Niche blogging is the act of creating a blog with the intent of using it to market to a particular niche market. Niche blogs (also commonly referred to as "niche websites") may appeal to "geographic areas, a speciality industry, ethnic or age groups, or any other particular group of people." While there is also debate that every blog is, in some form, a niche blog, the term as it applies to marketing refers to a particular kind of blog.

Neither blogging nor niche marketing is a new concept. However, only in recent years has the concept of a niche blog come into being.

Usually, niche blogs will contain affiliate links or advertisements of some sort (pay-per-click or products or both). In some cases, the purpose of the niche blog is to invite the reader into visiting another website which may then attempt to sell the reader a product or service.

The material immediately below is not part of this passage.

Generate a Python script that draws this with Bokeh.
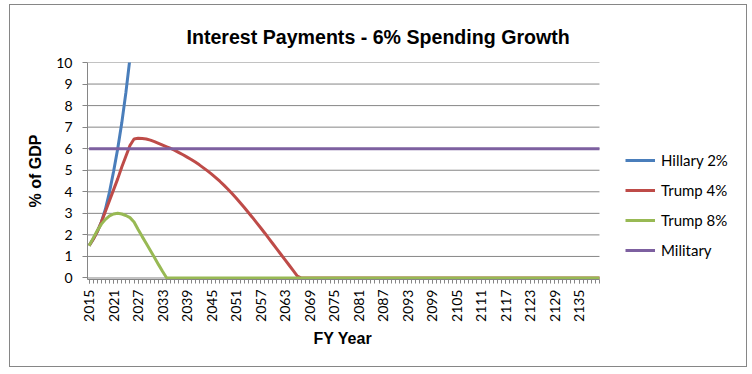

Niche blogging and spam blogging are often hard to distinguish. However, niche blogging's reliance on pay-per-click advertising and other revenue streams usually requires blogs to have valuable content related to their chosen niche, unlike a splog.

Popularity
The popularity of niche blogging among new marketers can be attributed to several factors, including cost, adaptability and generating traffic.

Cost
Blogging can be a low-cost operation using free hosting platforms, including WordPress, Blogger and Tumblr. Bloggers who choose to invest may purchase domain names or self-host their blogs for a cost. Self-hosted blogs are popular, as Google also takes a website's speed as a ranking factor; therefore, SEOs recommend web admins to host their blogs on high-quality servers.

Effectiveness 
As far as company-run websites go, niche blogs are an effective marketing tool due to their less sale-oriented nature. By providing useful content for users, rather than just pitching sales, niche blogs encourage product and brand awareness, and are therefore popular in a range of industries as an addition to company websites.

Audience targeting 
Niche bloggers generate revenue by targeting readers in their niche, whether that be a group of fellow professionals in a business or potential clients. The choice of target audience influences which topics bloggers choose to cover and how they present and promote their writings.

Profitability 
If built correctly, niche blogs can provide their bloggers with a pleasant revenue. From just some extra income to help pay monthly bills to generous amounts that can replace their full-time job salary or overtake it entirely. The reason is that this kind of blogs targets a specific type of audience that is closer to the final stage of the purchase funnel.